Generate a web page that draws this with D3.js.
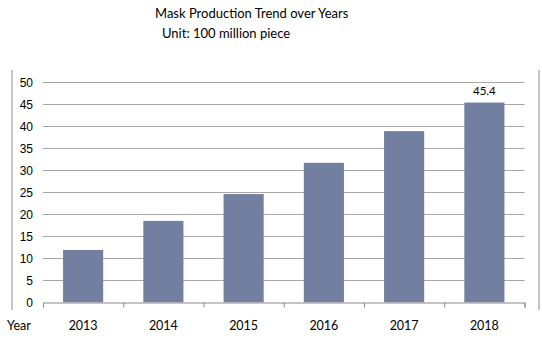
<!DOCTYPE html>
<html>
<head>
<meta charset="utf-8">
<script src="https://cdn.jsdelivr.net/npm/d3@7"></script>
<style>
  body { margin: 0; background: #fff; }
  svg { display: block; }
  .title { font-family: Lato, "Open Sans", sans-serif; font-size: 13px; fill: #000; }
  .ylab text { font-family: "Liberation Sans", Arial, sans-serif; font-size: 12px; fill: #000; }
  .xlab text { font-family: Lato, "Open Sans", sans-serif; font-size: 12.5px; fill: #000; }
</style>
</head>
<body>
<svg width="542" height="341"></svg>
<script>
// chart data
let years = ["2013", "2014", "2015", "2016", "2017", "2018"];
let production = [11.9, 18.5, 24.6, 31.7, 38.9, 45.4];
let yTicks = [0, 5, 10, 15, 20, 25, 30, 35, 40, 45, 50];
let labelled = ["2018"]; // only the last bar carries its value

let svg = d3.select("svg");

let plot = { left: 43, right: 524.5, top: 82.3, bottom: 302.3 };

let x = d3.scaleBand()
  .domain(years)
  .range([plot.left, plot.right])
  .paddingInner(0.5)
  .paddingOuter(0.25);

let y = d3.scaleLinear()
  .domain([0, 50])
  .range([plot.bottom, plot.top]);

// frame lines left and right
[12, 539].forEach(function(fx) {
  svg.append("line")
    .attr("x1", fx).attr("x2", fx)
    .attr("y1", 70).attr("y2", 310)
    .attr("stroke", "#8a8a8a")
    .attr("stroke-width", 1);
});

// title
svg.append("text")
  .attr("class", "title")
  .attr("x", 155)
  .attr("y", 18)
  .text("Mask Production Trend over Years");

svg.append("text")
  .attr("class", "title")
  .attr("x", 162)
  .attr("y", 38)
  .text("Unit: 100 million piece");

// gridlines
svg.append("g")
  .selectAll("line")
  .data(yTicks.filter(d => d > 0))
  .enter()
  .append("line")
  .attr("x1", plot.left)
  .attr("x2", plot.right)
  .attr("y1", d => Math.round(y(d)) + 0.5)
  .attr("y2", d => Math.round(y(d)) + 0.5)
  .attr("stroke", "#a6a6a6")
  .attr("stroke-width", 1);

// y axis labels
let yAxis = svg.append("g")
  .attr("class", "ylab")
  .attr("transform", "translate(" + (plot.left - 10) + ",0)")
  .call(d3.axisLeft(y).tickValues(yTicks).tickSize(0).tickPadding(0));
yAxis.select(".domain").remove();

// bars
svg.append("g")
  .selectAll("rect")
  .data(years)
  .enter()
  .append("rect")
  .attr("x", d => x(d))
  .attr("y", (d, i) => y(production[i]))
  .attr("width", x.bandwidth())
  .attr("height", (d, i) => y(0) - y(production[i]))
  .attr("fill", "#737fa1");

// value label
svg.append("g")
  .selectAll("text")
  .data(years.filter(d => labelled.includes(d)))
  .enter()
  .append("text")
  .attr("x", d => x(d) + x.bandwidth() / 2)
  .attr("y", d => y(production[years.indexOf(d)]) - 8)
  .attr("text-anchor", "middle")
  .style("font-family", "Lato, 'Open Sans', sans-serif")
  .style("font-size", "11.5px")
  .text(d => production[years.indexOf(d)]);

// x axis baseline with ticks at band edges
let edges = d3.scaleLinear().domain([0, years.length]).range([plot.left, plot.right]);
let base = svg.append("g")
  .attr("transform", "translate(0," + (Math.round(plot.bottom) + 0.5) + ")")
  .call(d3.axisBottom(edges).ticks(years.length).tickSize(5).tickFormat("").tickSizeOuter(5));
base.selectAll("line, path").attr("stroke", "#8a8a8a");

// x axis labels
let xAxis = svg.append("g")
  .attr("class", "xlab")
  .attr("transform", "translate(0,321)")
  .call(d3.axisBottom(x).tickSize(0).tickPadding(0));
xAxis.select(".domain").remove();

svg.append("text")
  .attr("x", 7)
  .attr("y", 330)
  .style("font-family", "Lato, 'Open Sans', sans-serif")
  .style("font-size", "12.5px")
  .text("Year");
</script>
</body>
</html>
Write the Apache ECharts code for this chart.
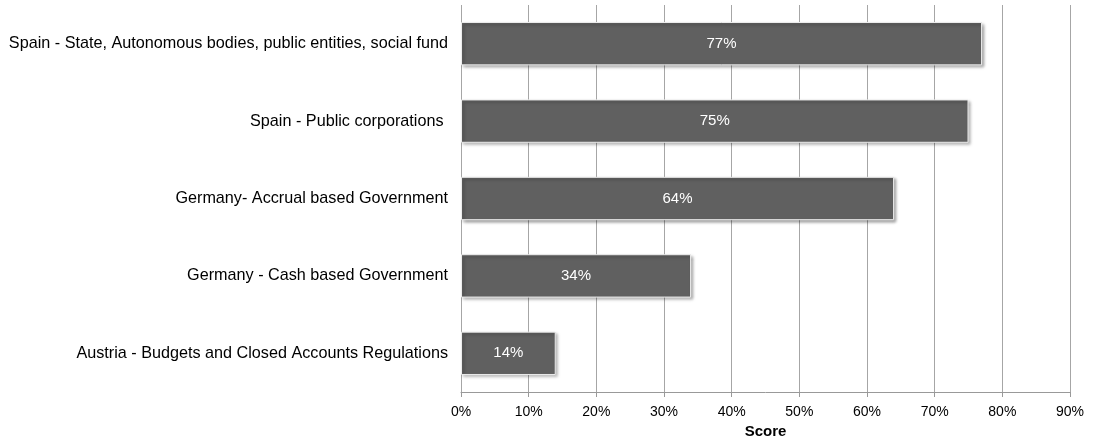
——
Goal: Restate the whole listing above exactly, please, omitting every image.

Solution to this exercise:
Generate a web page that draws this with D3.js.
<!DOCTYPE html>
<html>
<head>
<meta charset="utf-8">
<script src="https://cdn.jsdelivr.net/npm/d3@7"></script>
<style>
  body { margin: 0; background: #fff; }
  svg { display: block; }
  .title { font-family: Lato, "Open Sans", sans-serif; font-size: 13px; fill: #000; }
  .ylab text { font-family: "Liberation Sans", Arial, sans-serif; font-size: 12px; fill: #000; }
  .xlab text { font-family: Lato, "Open Sans", sans-serif; font-size: 12.5px; fill: #000; }
</style>
</head>
<body>
<svg width="542" height="341"></svg>
<script>
// chart data
let years = ["2013", "2014", "2015", "2016", "2017", "2018"];
let production = [11.9, 18.5, 24.6, 31.7, 38.9, 45.4];
let yTicks = [0, 5, 10, 15, 20, 25, 30, 35, 40, 45, 50];
let labelled = ["2018"]; // only the last bar carries its value

let svg = d3.select("svg");

let plot = { left: 43, right: 524.5, top: 82.3, bottom: 302.3 };

let x = d3.scaleBand()
  .domain(years)
  .range([plot.left, plot.right])
  .paddingInner(0.5)
  .paddingOuter(0.25);

let y = d3.scaleLinear()
  .domain([0, 50])
  .range([plot.bottom, plot.top]);

// frame lines left and right
[12, 539].forEach(function(fx) {
  svg.append("line")
    .attr("x1", fx).attr("x2", fx)
    .attr("y1", 70).attr("y2", 310)
    .attr("stroke", "#8a8a8a")
    .attr("stroke-width", 1);
});

// title
svg.append("text")
  .attr("class", "title")
  .attr("x", 155)
  .attr("y", 18)
  .text("Mask Production Trend over Years");

svg.append("text")
  .attr("class", "title")
  .attr("x", 162)
  .attr("y", 38)
  .text("Unit: 100 million piece");

// gridlines
svg.append("g")
  .selectAll("line")
  .data(yTicks.filter(d => d > 0))
  .enter()
  .append("line")
  .attr("x1", plot.left)
  .attr("x2", plot.right)
  .attr("y1", d => Math.round(y(d)) + 0.5)
  .attr("y2", d => Math.round(y(d)) + 0.5)
  .attr("stroke", "#a6a6a6")
  .attr("stroke-width", 1);

// y axis labels
let yAxis = svg.append("g")
  .attr("class", "ylab")
  .attr("transform", "translate(" + (plot.left - 10) + ",0)")
  .call(d3.axisLeft(y).tickValues(yTicks).tickSize(0).tickPadding(0));
yAxis.select(".domain").remove();

// bars
svg.append("g")
  .selectAll("rect")
  .data(years)
  .enter()
  .append("rect")
  .attr("x", d => x(d))
  .attr("y", (d, i) => y(production[i]))
  .attr("width", x.bandwidth())
  .attr("height", (d, i) => y(0) - y(production[i]))
  .attr("fill", "#737fa1");

// value label
svg.append("g")
  .selectAll("text")
  .data(years.filter(d => labelled.includes(d)))
  .enter()
  .append("text")
  .attr("x", d => x(d) + x.bandwidth() / 2)
  .attr("y", d => y(production[years.indexOf(d)]) - 8)
  .attr("text-anchor", "middle")
  .style("font-family", "Lato, 'Open Sans', sans-serif")
  .style("font-size", "11.5px")
  .text(d => production[years.indexOf(d)]);

// x axis baseline with ticks at band edges
let edges = d3.scaleLinear().domain([0, years.length]).range([plot.left, plot.right]);
let base = svg.append("g")
  .attr("transform", "translate(0," + (Math.round(plot.bottom) + 0.5) + ")")
  .call(d3.axisBottom(edges).ticks(years.length).tickSize(5).tickFormat("").tickSizeOuter(5));
base.selectAll("line, path").attr("stroke", "#8a8a8a");

// x axis labels
let xAxis = svg.append("g")
  .attr("class", "xlab")
  .attr("transform", "translate(0,321)")
  .call(d3.axisBottom(x).tickSize(0).tickPadding(0));
xAxis.select(".domain").remove();

svg.append("text")
  .attr("x", 7)
  .attr("y", 330)
  .style("font-family", "Lato, 'Open Sans', sans-serif")
  .style("font-size", "12.5px")
  .text("Year");
</script>
</body>
</html>
Write the Apache ECharts code for this chart.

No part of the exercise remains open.